Brian Lehrer: This is the last, last thing, just because it comes up all the time with callers and others. I think you made a distinction there between fascism and other forms of authoritarianism. Can you give us a 30-second primer, Professor Nichols from the Naval War College?
Tom Nichols: Sure. Fascism has a coherent ideology, a mass party movement. Think of brown shirts, and the black shirts, and the SS. It's not just one leader flexing a lot of muscle. Otherwise, every authoritarian government in Latin America or Africa would have to be defined as fascist. Words matter.

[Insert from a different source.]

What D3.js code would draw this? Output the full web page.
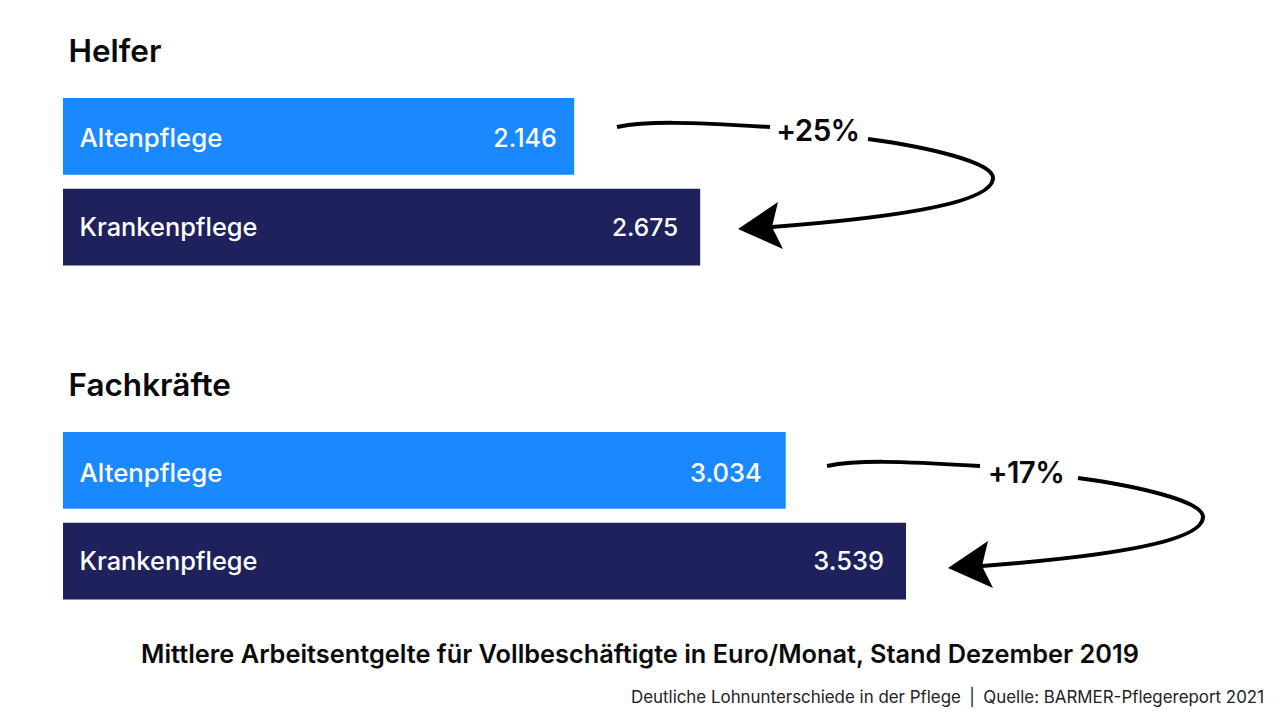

I think, at this point, we can all agree this is undemocratic, anti-democratic, authoritarian.
I think the way Trump talks, and I wrote about this a few years ago, that once he started referring to his fellow citizens as vermin and basically dehumanizing other people, Trump himself, I think, has clearly crossed the line into fascism. I said just before the election, he has the soul of a fascist, but the mind of a disordered child. If he can make these things happen and the rest of the people around him agree to make them happen, then yes, we are on a rocket sled for a new kind of American fascism.
Brian Lehrer: Tom Nichols from The Atlantic, former 25-year professor at the US Naval War College, professor of National Security Affairs, that's what he taught, and author of books including The Death of Expertise and Our Own Worst Enemy: The Assault from within on Modern Democracy. Thank you, Tom.
Tom Nichols: Thank you, Brian.
Brian Lehrer: Brian Lehrer on WNYC. Much more to come.